The Null Device

The future artists' colony of Detroit?

The city of Detroit has seen more than its share of misfortune; hollowed out by the slow decline of the US car industry, it has already been synonymous with post-industrial urban decline, even before the oil crunch and the Great Recession. Now, however, the economically depressed conditions are apparently bringing in artists, drawn to Detroit by the rock-bottom real-estate prices (think $100 houses, albeit in need of work), faded grandeur of near-mythical proportions and potential for experimentation and regeneration:
Buying that first house had a snowball effect. Almost immediately, Mitch and Gina bought two adjacent lots for even less and, with the help of friends and local youngsters, dug in a garden. Then they bought the house next door for $500, reselling it to a pair of local artists for a $50 profit. When they heard about the $100 place down the street, they called their friends Jon and Sarah.
Admittedly, the $100 home needed some work, a hole patched, some windows replaced. But Mitch plans to connect their home to his mini-green grid and a neighborhood is slowly coming together.
But the city offers a much greater attraction for artists than $100 houses. Detroit right now is just this vast, enormous canvas where anything imaginable can be accomplished. From Tyree Guyton’s Heidelberg Project (think of a neighborhood covered in shoes and stuffed animals and you’re close) to Matthew Barney’s “Ancient Evenings” project (think Egyptian gods reincarnated as Ford Mustangs and you’re kind of close), local and international artists are already leveraging Detroit’s complex textures and landscapes to their own surreal ends.
It'll be interesting to see what happens; will Detroit's new artist-settlers find their dreams foundering, turn tail and run, or will they succeed? Will Detroit become a new East Berlin, attracting artists and then scenesters, then showing up in boutique tourist guidebooks as the new hip destination, until eventually the process is completed and the well-off and aspirational move in, most of the artists are priced out of it and move on in search of another locus?

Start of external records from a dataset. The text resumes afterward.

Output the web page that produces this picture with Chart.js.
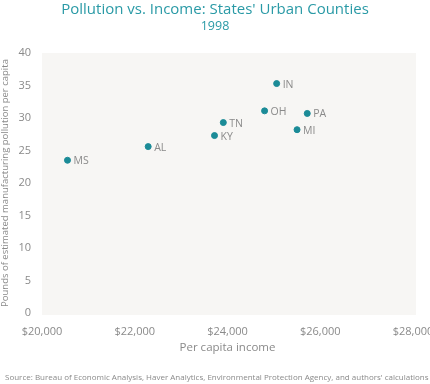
<!DOCTYPE html>
<html>
<head>
<meta charset="utf-8">
<script src="https://cdn.jsdelivr.net/npm/chart.js@4"></script>
<style>
  html, body { margin: 0; padding: 0; background: #fff; }
  #wrap { width: 430px; height: 384px; }
</style>
</head>
<body>
<div id="wrap"><canvas id="pollutionchart"></canvas></div>
<script>
// Data
var states = ['MS', 'AL', 'KY', 'TN', 'OH', 'IN', 'PA', 'MI'];
var income = [20550, 22290, 23720, 23910, 24800, 25060, 25720, 25500];
var pollution = [23.5, 25.6, 27.3, 29.3, 31.1, 35.3, 30.7, 28.2];

var teal = '#1b8b97';
var grey = '#8a8a8a';

var points = states.map(function (s, i) {
    return { x: income[i], y: pollution[i], label: s };
});

// Plot background, point labels and source line
var decor = {
    id: 'decor',
    beforeDraw: function (chart) {
        var a = chart.chartArea, c = chart.ctx;
        c.save();
        c.fillStyle = '#f7f6f4';
        c.fillRect(a.left, a.top, a.right - a.left + 3, a.bottom - a.top + 2);
        c.restore();
    },
    afterDatasetsDraw: function (chart) {
        var c = chart.ctx;
        var meta = chart.getDatasetMeta(0);
        c.save();
        c.font = '10.5px "Open Sans"';
        c.fillStyle = grey;
        c.textBaseline = 'middle';
        meta.data.forEach(function (pt, i) {
            c.fillText(states[i], pt.x + 6, pt.y + 1);
        });
        c.font = '8px "Open Sans"';
        c.fillText('Source: Bureau of Economic Analysis, Haver Analytics, Environmental Protection Agency, and authors\' calculations', 5, 378);
        c.restore();
    }
};

var ctx = document.getElementById('pollutionchart').getContext('2d');

var pollutionchart = new Chart(ctx, {
    type: 'scatter',
    data: {
        datasets: [{
            data: points,
            backgroundColor: teal,
            borderColor: teal,
            pointRadius: 3,
            pointHoverRadius: 3
        }]
    },
    plugins: [decor],
    options: {
        responsive: true,
        maintainAspectRatio: false,
        animation: false,
        layout: { padding: { left: 0, right: 0, top: 0, bottom: 29 } },
        plugins: {
            legend: { display: false },
            tooltip: { enabled: false },
            title: {
                display: true,
                text: 'Pollution vs. Income: States\' Urban Counties',
                color: '#2a9aa6',
                font: { family: 'Open Sans', size: 15, weight: 'normal' },
                padding: { top: 1, bottom: 0 }
            },
            subtitle: {
                display: true,
                text: '1998',
                color: '#2a9aa6',
                font: { family: 'Open Sans', size: 12.5, weight: 'normal' },
                padding: { top: 0, bottom: 19 }
            }
        },
        scales: {
            x: {
                type: 'linear',
                min: 20000,
                max: 28000,
                grid: { display: false, drawTicks: false },
                border: { display: false },
                afterFit: function (s) { s.paddingRight = 17; },
                ticks: {
                    stepSize: 2000,
                    color: grey,
                    padding: 12,
                    font: { family: 'Open Sans', size: 11 },
                    callback: function (v) { return '$' + v.toLocaleString('en-US'); }
                },
                title: {
                    display: true,
                    text: 'Per capita income',
                    color: grey,
                    font: { family: 'Open Sans', size: 11.5 },
                    padding: { top: -9, bottom: 0 }
                }
            },
            y: {
                min: 0,
                max: 40,
                grid: { display: false, drawTicks: false },
                border: { display: false },
                ticks: {
                    stepSize: 5,
                    color: grey,
                    padding: 11,
                    font: { family: 'Open Sans', size: 11 }
                },
                title: {
                    display: true,
                    text: 'Pounds of estimated manufacturing pollution per capita',
                    color: grey,
                    font: { family: 'Open Sans', size: 9.5 },
                    padding: { top: 0, bottom: -4 }
                }
            }
        }
    }
});
</script>
</body>
</html>
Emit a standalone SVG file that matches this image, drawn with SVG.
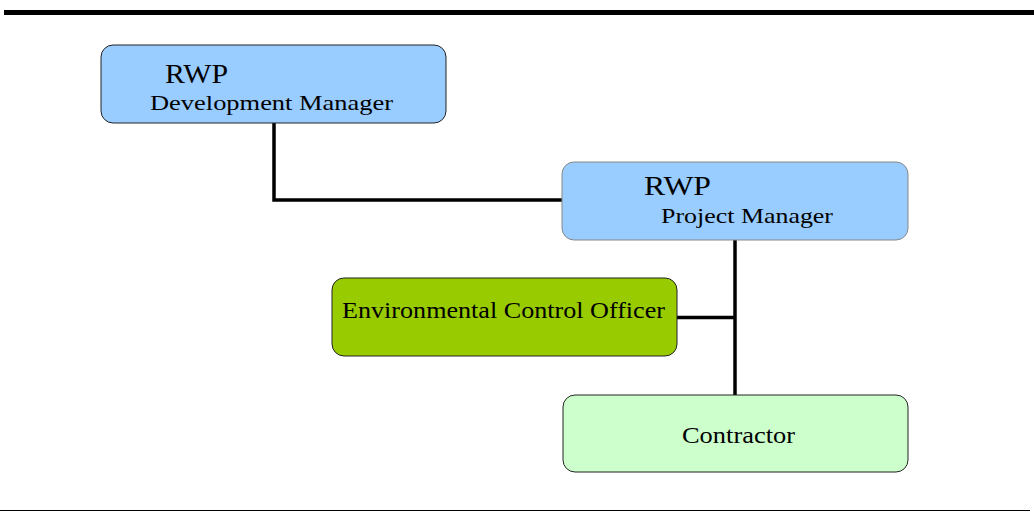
<svg xmlns="http://www.w3.org/2000/svg" width="1034" height="512" viewBox="0 0 1034 512">
<style>
.box{stroke:#222;stroke-width:1}
.t{font-family:"Liberation Serif","DejaVu Serif",serif;fill:#000}
.conn{stroke:#000;stroke-width:3.5;fill:none}
</style>
<rect width="1034" height="512" fill="#fff"/>
<line x1="4" y1="12.5" x2="1034" y2="12.5" stroke="#000" stroke-width="5"/>
<line x1="0" y1="510.5" x2="1030" y2="510.5" stroke="#000" stroke-width="1"/>
<g id="connectors">
<polyline class="conn" points="274,123 274,200 562,200"/>
<line class="conn" x1="735" y1="240" x2="735" y2="395"/>
<line class="conn" x1="677" y1="317.5" x2="735" y2="317.5"/>
</g>
<g id="dev-manager">
<rect class="box" x="101" y="45" width="345" height="78" rx="12" fill="#99CCFF"/>
<text class="t" x="165" y="83" font-size="27" textLength="63" lengthAdjust="spacingAndGlyphs">RWP</text>
<text class="t" x="150" y="110" font-size="22" textLength="243" lengthAdjust="spacingAndGlyphs">Development Manager</text>
</g>
<g id="project-manager">
<rect x="562" y="162" width="346" height="78" rx="12" fill="#99CCFF" stroke="#888" stroke-width="1"/>
<text class="t" x="644" y="195" font-size="27" textLength="67" lengthAdjust="spacingAndGlyphs">RWP</text>
<text class="t" x="661" y="223" font-size="22" textLength="172" lengthAdjust="spacingAndGlyphs">Project Manager</text>
</g>
<g id="eco">
<rect class="box" x="332" y="278" width="345" height="78" rx="12" fill="#99CC00"/>
<text class="t" x="342" y="318" font-size="23" textLength="323" lengthAdjust="spacingAndGlyphs">Environmental Control Officer</text>
</g>
<g id="contractor">
<rect class="box" x="563" y="395" width="345" height="77" rx="12" fill="#CCFFCC"/>
<text class="t" x="682" y="443" font-size="23" textLength="113" lengthAdjust="spacingAndGlyphs">Contractor</text>
</g>
</svg>
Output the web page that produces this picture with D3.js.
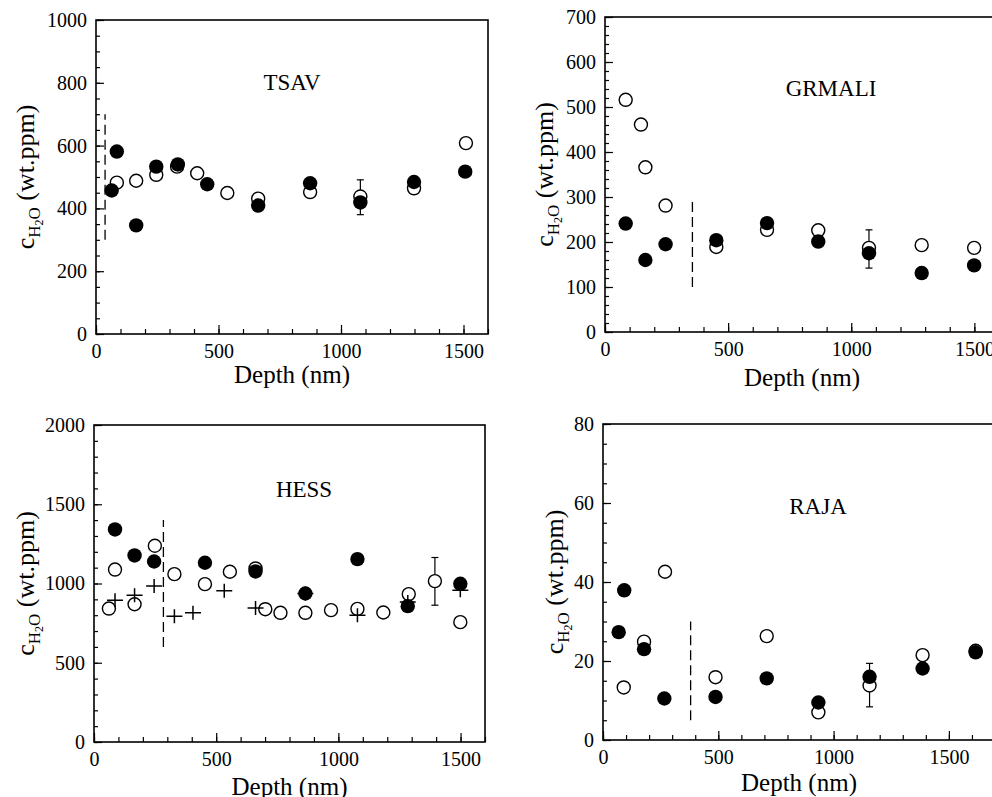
<!DOCTYPE html>
<html>
<head>
<meta charset="utf-8">
<script src="https://cdn.jsdelivr.net/npm/d3@7"></script>
<style>
  body { margin: 0; background: #fff; }
  svg { display: block; }
</style>
</head>
<body>
<svg id="chart" width="992" height="797"></svg>
<script>
// Data: [depth (nm), c_H2O (wt.ppm)]

// TSAV
const tsavFilled = [[64,457],[85,581],[164,346],[246,533],[334,540],[454,477],[662,409],[874,480],[1079,419],[1298,484],[1507,517]];
const tsavOpen = [[85,482],[164,488],[246,507],[331,533],[413,512],[536,449],[662,431],[874,452],[1079,438],[1298,464],[1510,608]];
const tsavErr = [[1079,380,491]];
const tsavDash = [37,300,700];

// GRMALI
const grmaliFilled = [[84,241],[164,160],[246,195],[452,204],[658,242],[866,201],[1072,175],[1286,131],[1499,148]];
const grmaliOpen = [[84,516],[146,461],[164,366],[246,281],[452,189],[658,227],[866,226],[1072,187],[1286,193],[1499,187]];
const grmaliErr = [[1072,142,227]];
const grmaliDash = [355,100,300];

// HESS
const hessFilled = [[86,1341],[166,1177],[246,1139],[454,1131],[661,1076],[865,937],[1078,1154],[1284,857],[1499,998]];
const hessOpen = [[61,842],[86,1088],[166,869],[249,1238],[329,1059],[454,996],[556,1074],[661,1095],[701,838],[763,815],[865,815],[970,832],[1078,840],[1184,817],[1288,933],[1395,1015],[1499,756]];
const hessCross = [[86,895],[166,926],[246,985],[329,794],[405,815],[533,954],[661,846],[865,937],[1078,800],[1284,884],[1499,958]];
const hessErr = [[1395,863,1164]];
const hessDash = [284,600,1400];

// RAJA
const rajaFilled = [[68,27.3],[92,37.9],[178,23.0],[266,10.5],[488,10.9],[710,15.6],[934,9.5],[1156,16.0],[1386,18.1],[1616,22.2]];
const rajaOpen = [[90,13.3],[178,24.9],[269,42.6],[488,15.9],[710,26.3],[934,7.0],[1156,13.8],[1386,21.5],[1616,22.6]];
const rajaErr = [[1156,8.4,19.4]];
const rajaDash = [380,5,30];

const FONT = "'Liberation Serif', 'Times New Roman', Times, 'DejaVu Serif', serif";

const panels = [
  { name: "TSAV", left: 96, right: 488, top: 20, bottom: 334, xMax: 1600, yMax: 1000, yMinor: 50, yMajor: 200,
    tx: 292, ty: 90, xlab: 383, ylabX: 34,
    filled: tsavFilled, open: tsavOpen, cross: [], err: tsavErr, dash: tsavDash },
  { name: "GRMALI", left: 605, right: 999, top: 17, bottom: 332, xMax: 1600, yMax: 700, yMinor: 20, yMajor: 100,
    tx: 831, ty: 96, xlab: 386, ylabX: 553,
    filled: grmaliFilled, open: grmaliOpen, cross: [], err: grmaliErr, dash: grmaliDash },
  { name: "HESS", left: 94, right: 485, top: 425, bottom: 742, xMax: 1600, yMax: 2000, yMinor: 100, yMajor: 500,
    tx: 304, ty: 497, xlab: 795, ylabX: 34,
    filled: hessFilled, open: hessOpen, cross: hessCross, err: hessErr, dash: hessDash },
  { name: "RAJA", left: 603, right: 995, top: 424, bottom: 740, xMax: 1700, yMax: 80, yMinor: 5, yMajor: 20,
    tx: 818, ty: 514, xlab: 791, ylabX: 563,
    filled: rajaFilled, open: rajaOpen, cross: [], err: rajaErr, dash: rajaDash }
];

const svg = d3.select("#chart").attr("font-family", FONT);

panels.forEach(p => {
  const x = d3.scaleLinear().domain([0, p.xMax]).range([p.left, p.right]);
  const y = d3.scaleLinear().domain([0, p.yMax]).range([p.bottom, p.top]);
  const g = svg.append("g");

  // minor ticks (inward)
  g.append("g")
    .attr("transform", `translate(0,${p.bottom})`)
    .call(d3.axisBottom(x).tickValues(d3.range(0, p.xMax + 1, 100)).tickSize(-5).tickFormat(""))
    .call(a => a.select(".domain").remove());
  g.append("g")
    .attr("transform", `translate(${p.left},0)`)
    .call(d3.axisLeft(y).tickValues(d3.range(0, p.yMax + 0.001, p.yMinor)).tickSize(-4).tickFormat(""))
    .call(a => a.select(".domain").remove());

  // major ticks with labels
  const xAxis = g.append("g")
    .attr("transform", `translate(0,${p.bottom})`)
    .call(d3.axisBottom(x).tickValues(d3.range(0, p.xMax + 1, 500)).tickSize(-9).tickPadding(10).tickFormat(d3.format("d")));
  const yAxis = g.append("g")
    .attr("transform", `translate(${p.left},0)`)
    .call(d3.axisLeft(y).tickValues(d3.range(0, p.yMax + 0.001, p.yMajor)).tickSize(-8).tickPadding(9).tickFormat(d3.format("d")));
  [xAxis, yAxis].forEach(a => {
    a.select(".domain").remove();
    a.attr("font-family", FONT).attr("font-size", 20);
    a.selectAll("text").attr("fill", "#000");
  });
  g.selectAll(".tick line").attr("stroke", "#000").attr("stroke-width", 1.2);

  // frame
  g.append("rect")
    .attr("x", p.left).attr("y", p.top)
    .attr("width", p.right - p.left).attr("height", p.bottom - p.top)
    .attr("fill", "none").attr("stroke", "#000").attr("stroke-width", 1.6);

  // dashed boundary line
  g.append("line")
    .attr("x1", x(p.dash[0])).attr("x2", x(p.dash[0]))
    .attr("y1", y(p.dash[1])).attr("y2", y(p.dash[2]))
    .attr("stroke", "#000").attr("stroke-width", 1.3).attr("stroke-dasharray", "10,5");

  // error bars
  p.err.forEach(e => {
    const eg = g.append("g").attr("stroke", "#000").attr("stroke-width", 1.2);
    eg.append("line").attr("x1", x(e[0])).attr("x2", x(e[0])).attr("y1", y(e[1])).attr("y2", y(e[2]));
    eg.append("line").attr("x1", x(e[0]) - 3.5).attr("x2", x(e[0]) + 3.5).attr("y1", y(e[1])).attr("y2", y(e[1]));
    eg.append("line").attr("x1", x(e[0]) - 3.5).attr("x2", x(e[0]) + 3.5).attr("y1", y(e[2])).attr("y2", y(e[2]));
  });

  // open circles
  g.append("g").selectAll("circle").data(p.open).join("circle")
    .attr("cx", d => x(d[0])).attr("cy", d => y(d[1])).attr("r", 6.5)
    .attr("fill", "#fff").attr("stroke", "#000").attr("stroke-width", 1.4);

  // filled circles
  g.append("g").selectAll("circle").data(p.filled).join("circle")
    .attr("cx", d => x(d[0])).attr("cy", d => y(d[1])).attr("r", 7.2)
    .attr("fill", "#000");

  // crosses
  g.append("g").selectAll("path").data(p.cross).join("path")
    .attr("transform", d => `translate(${x(d[0])},${y(d[1])})`)
    .attr("d", "M-8,0H8M0,-7V7")
    .attr("stroke", "#000").attr("stroke-width", 1.5).attr("fill", "none");

  // panel title
  g.append("text").attr("x", p.tx).attr("y", p.ty)
    .attr("text-anchor", "middle").attr("font-size", 23).text(p.name);

  // x label
  g.append("text").attr("x", (p.left + p.right) / 2).attr("y", p.xlab)
    .attr("text-anchor", "middle").attr("font-size", 25).text("Depth (nm)");

  // y label: c_{H2O} (wt.ppm)
  const yl = g.append("text")
    .attr("transform", `translate(${p.ylabX},${(p.top + p.bottom) / 2}) rotate(-90)`)
    .attr("text-anchor", "middle").attr("font-size", 26);
  yl.append("tspan").text("c");
  yl.append("tspan").attr("font-size", 17).attr("dy", 6).text("H");
  yl.append("tspan").attr("font-size", 12).attr("dy", 3).text("2");
  yl.append("tspan").attr("font-size", 17).attr("dy", -3).text("O");
  yl.append("tspan").attr("dy", -6).text(" (wt.ppm)");
});
</script>
</body>
</html>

There are 2 comments on "The future artists' colony of Detroit?":

Posted by: Greg Fri Mar 20 11:27:55 2009

Good lord, is gentrification like a law of nature or something now?

Posted by: acb http://dev.null.org/acb/ Fri Mar 20 17:38:48 2009

Not necessarily, though it tends to follow areas becoming and remaining "cool" (see also: "The Rebel Sell"). Assuming, of course, that the economy is in good shape; downturns can interrupt the process (apparently, were it not for the Paul Keating Recession We Had To Have in the 1990s, Brunswick Street would have turned into Chapel Street by 1995 or so).

Or, as a graffito in dot-com-era San Francisco read, "artists are the shock troops of gentrification".